__THE REQUEST__: Skip the pictures, please, and write out exactly the lines from the opening of the data through the line containing "import plotly.graph_objects as go".

%%

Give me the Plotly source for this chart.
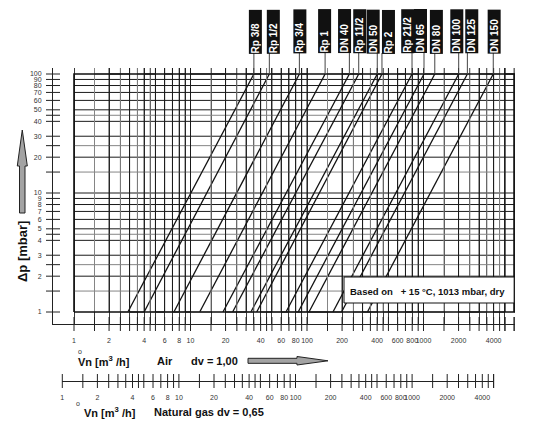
"""Druckverlust-Diagramm (Plotly) - Nomogramm Luft / Erdgas"""
import numpy as np
import plotly.graph_objects as go

FONT = "Liberation Sans, Arial, Helvetica, sans-serif"
TICK_FONT = "Liberation Sans Narrow, Arial Narrow, Liberation Sans, sans-serif"
W, H = 533, 428
PAGE = 8   # body margin of the html page

# ---- data ----
valve_names = ["Rp 3/8", "Rp 1/2", "Rp 3/4", "Rp 1", "DN 40", "Rp 11/2", "DN 50",
               "Rp 2", "Rp 21/2", "DN 65", "DN 80", "DN 100", "DN 125", "DN 150"]
flow_at_1mbar = [2.9, 4.0, 7.2, 12, 19, 23, 33, 37, 66, 84, 104, 167, 198, 330]
flow_at_100mbar = [35, 47.5, 86, 143, 231, 278, 401, 440, 797, 1010, 1250, 2005, 2380, 3970]

grid_steps = [1, 1.5, 2, 2.5, 3, 3.5, 4, 4.5, 5, 6, 7, 8, 9]
grid_decades = [1, 10, 100, 1000]
flow_grid = [s * d for d in grid_decades for s in grid_steps if s * d > 1] + [5000]
flow_edge = 6000
flow_labels = [1, 2, 4, 6, 8, 10, 20, 40, 60, 80, 100, 200, 400, 600, 800, 1000, 2000, 4000]

dp_grid = [1.5, 2, 2.5, 3, 4, 4.5, 5, 6, 7, 8, 9, 10, 15, 20, 25, 30, 40, 45,
           50, 60, 70, 80, 90]
dp_box = [1, 100]
dp_labels = [1, 2, 3, 4, 5, 6, 7, 8, 9, 10, 20, 30, 40, 50, 60, 70, 80, 90, 100]

# ---- layout geometry (screen pixels) ----
PLOT_L, PLOT_R = 53, 515
PLOT_T, PLOT_B = 68, 381          # paper area (main chart + gas scale)
MAIN_B = 324
X1_PX, X_DEC = 74, 116.5          # px of 1 m3/h, px per decade
Y1_PX, Y_DEC = 312, 119
G1_PX, G_DEC = 62.3, 116.6        # natural gas scale
G_L, G_R = 62, 493.6

x_range = [(PLOT_L - X1_PX) / X_DEC, (PLOT_R - X1_PX) / X_DEC]
y_range = [(Y1_PX - MAIN_B) / Y_DEC, (Y1_PX - PLOT_T) / Y_DEC]
g_range = [(G_L - G1_PX) / G_DEC, (G_R - G1_PX) / G_DEC]

# label box offsets against connector (px)
label_shift = [1, 3.5, 0, -1, -5.3, 0.5, -4.6, 6, -4.8, -4, 1.1, -2.4, 3.9, 0.4]
half_steps = {1.5, 2.5, 3.5, 4.5}
DARK, GRAY = "#1a1a1a", "#858585"


def px(x):
    return (x - PLOT_L) / (PLOT_R - PLOT_L)


def py(y):
    return (PLOT_B - y) / (PLOT_B - PLOT_T)


def is_half(v):
    return round(float(v) / 10 ** int(np.floor(np.log10(v) + 1e-9)), 2) in half_steps


def add_lines(xs, ys, color, width=1.0):
    X, Y = [], []
    for a, b in zip(xs, ys):
        X += [a[0], a[1], None]
        Y += [b[0], b[1], None]
    fig.add_trace(go.Scatter(x=X, y=Y, mode="lines", hoverinfo="skip",
                             line=dict(color=color, width=width, simplify=False)))


fig = go.Figure()
y_bot = 10 ** y_range[0]
y_top = 10 ** y_range[1]
x_left = 10 ** x_range[0]

# horizontal grid
for col, sel in ((GRAY, True), (DARK, False)):
    vals = [v for v in dp_grid if is_half(v) == sel]
    add_lines([(1, flow_edge)] * len(vals), [(v, v) for v in vals], col)

# valve characteristic lines
add_lines(list(zip(flow_at_1mbar, flow_at_100mbar)), [(1, 100)] * len(valve_names),
          "#111", 1.3)

# vertical grid: one zig-zag path per colour (joins lie on the frame lines)
for col, sel in ((GRAY, True), (DARK, False)):
    vals = [v for v in flow_grid if is_half(v) == sel]
    X, Y = [], []
    for i, v in enumerate(vals):
        X += [v, v]
        Y += dp_box if i % 2 == 0 else dp_box[::-1]
    fig.add_trace(go.Scatter(x=X, y=Y, mode="lines", hoverinfo="skip",
                             line=dict(color=col, width=1, simplify=False)))
    # short ends sticking out above the frame
    add_lines([(v, v) for v in vals], [(dp_box[1], y_top)] * len(vals), col)

# frame
fig.add_trace(go.Scatter(x=[1, flow_edge, flow_edge, 1, 1],
                         y=[dp_box[0], dp_box[0], dp_box[1], dp_box[1], dp_box[0]],
                         mode="lines", hoverinfo="skip", line=dict(color="#111", width=1.6)))

# axis ticks (crossing the axis lines)
tick_marker = dict(symbol="line-ns", size=10, line=dict(width=1, color="#222"))
air_ticks = [1] + flow_grid + [flow_edge]
fig.add_trace(go.Scatter(x=air_ticks, y=[y_bot] * len(air_ticks), mode="markers",
                         marker=tick_marker, cliponaxis=False, hoverinfo="skip"))
dp_ticks = dp_box[:1] + dp_grid + dp_box[1:]
fig.add_trace(go.Scatter(x=[x_left] * len(dp_ticks), y=dp_ticks,
                         mode="markers", cliponaxis=False, hoverinfo="skip",
                         marker=dict(symbol="line-ew", size=10, line=dict(width=1, color="#222"))))
gas_ticks = [1] + flow_grid
fig.add_trace(go.Scatter(x=gas_ticks, y=[0] * len(gas_ticks),
                         xaxis="x2", yaxis="y2", mode="markers",
                         marker=tick_marker, cliponaxis=False, hoverinfo="skip"))

tick_font = dict(family=TICK_FONT, size=7, color="#333")
axis_common = dict(type="log", showline=True, linecolor="#222", linewidth=1,
                   showgrid=False, zeroline=False, ticks="", tickfont=tick_font,
                   tickmode="array", tickangle=0, fixedrange=True)

# x axis: labelled ticks only at the printed values, but grid at every grid value
x_tickvals = [1] + flow_grid
x_ticktext = [str(v) if v in flow_labels else "" for v in x_tickvals]

fig.update_layout(
    width=W - PAGE, height=H - PAGE,
    margin=dict(l=PLOT_L - PAGE, r=W - PLOT_R, t=PLOT_T - PAGE, b=H - PLOT_B, pad=0),
    paper_bgcolor="white", plot_bgcolor="white",
    showlegend=False,
    font=dict(family=FONT, color="#111"),
    xaxis=dict(axis_common, range=x_range, anchor="y",
               tickvals=x_tickvals, ticktext=x_ticktext,
               showgrid=True, gridcolor="#3a3a3a", gridwidth=1,
               ticklabelstandoff=10),
    yaxis=dict(axis_common, range=y_range, anchor="x",
               domain=[(PLOT_B - MAIN_B) / (PLOT_B - PLOT_T), 1],
               tickvals=dp_labels, ticktext=[str(v) for v in dp_labels],
               ticklabelstandoff=9),
    xaxis2=dict(axis_common, range=g_range, anchor="y2",
                domain=[px(G_L), px(G_R)],
                tickvals=flow_labels, ticktext=[str(v) for v in flow_labels],
                ticklabelstandoff=10),
    yaxis2=dict(range=[0, 1], domain=[0, 0.02], anchor="x2", visible=False,
                fixedrange=True),
)

# connectors and valve labels
for name, f100, sh in zip(valve_names, flow_at_100mbar, label_shift):
    fig.add_shape(type="line", xref="x", yref="paper",
                  x0=f100, x1=f100, y0=py(74), y1=py(53),
                  line=dict(color="#444", width=1))
    fig.add_annotation(x=np.log10(f100), xref="x", xshift=sh, y=py(31.5), yref="paper",
                       xanchor="center", yanchor="middle", text=f"<b>{name}</b>",
                       textangle=-90, showarrow=False, bgcolor="#111",
                       width=43, height=12, borderpad=0, align="left",
                       font=dict(family=FONT, size=10, color="white"))

# white strip between frame and axis line (hides the axis grid there)
fig.add_shape(type="rect", xref="paper", yref="paper",
              x0=px(PLOT_L + 1), x1=1, y0=py(MAIN_B - 0.5), y1=py(Y1_PX + 1),
              fillcolor="white", line=dict(width=0), layer="below")

# note box
fig.add_shape(type="rect", xref="paper", yref="paper",
              x0=px(344), x1=px(X1_PX + np.log10(flow_edge) * X_DEC),
              y0=py(303), y1=py(277), fillcolor="white", line=dict(color="#111", width=1))
fig.add_annotation(x=px(348), y=py(291), xref="paper", yref="paper",
                   xanchor="left", yanchor="middle", showarrow=False,
                   text="<b>Based on \u00a0\u00a0+ 15 °C, 1013 mbar, dry</b>",
                   font=dict(size=9.5, color="#111"))

# y title and arrow
fig.add_annotation(x=px(22), y=py(252), xref="paper", yref="paper", showarrow=False,
                   xanchor="center", yanchor="middle",
                   text="<b>Δp [mbar]</b>", textangle=-90, font=dict(size=13, color="#111"))
arrow_y = [(19.5, 213), (19.5, 166), (17.3, 166), (22.3, 130), (27.3, 166), (25, 166), (25, 213)]
fig.add_shape(type="path", xref="paper", yref="paper",
              path="M " + " L ".join(f"{px(a):.4f},{py(b):.4f}" for a, b in arrow_y) + " Z",
              fillcolor="#a3a3a3", line=dict(color="#222", width=1))


# x titles
def title(x, y, text, size=11):
    fig.add_annotation(x=px(x), y=py(y), xref="paper", yref="paper", xanchor="left",
                       yanchor="middle", showarrow=False, text=f"<b>{text}</b>",
                       font=dict(size=size, color="#111"))


title(76, 361, "Vn [m<sup>3</sup> /h]")
title(155, 361, "Air")
title(189, 361, "dv = 1,00")
title(81.5, 412, "Vn [m<sup>3</sup> /h]")
title(152, 412, "Natural gas dv = 0,65")
for cx, cy in [(79.5, 351), (78, 403)]:
    fig.add_annotation(x=px(cx), y=py(cy), xref="paper", yref="paper", showarrow=False,
                       xanchor="center", yanchor="middle",
                       text="o", font=dict(size=7, color="#333"))

arrow_x = [(248, 358.3), (297, 358.3), (297, 356.5), (328, 360.8), (297, 365), (297, 363.3), (248, 363.3)]
fig.add_shape(type="path", xref="paper", yref="paper",
              path="M " + " L ".join(f"{px(a):.4f},{py(b):.4f}" for a, b in arrow_x) + " Z",
              fillcolor="#a3a3a3", line=dict(color="#222", width=1))

fig.write_html("out.html")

%%

__EXERCISE RESULT__:
Give me the Plotly source for this chart.
"""Druckverlust-Diagramm (Plotly) - Nomogramm Luft / Erdgas"""
import numpy as np
import plotly.graph_objects as go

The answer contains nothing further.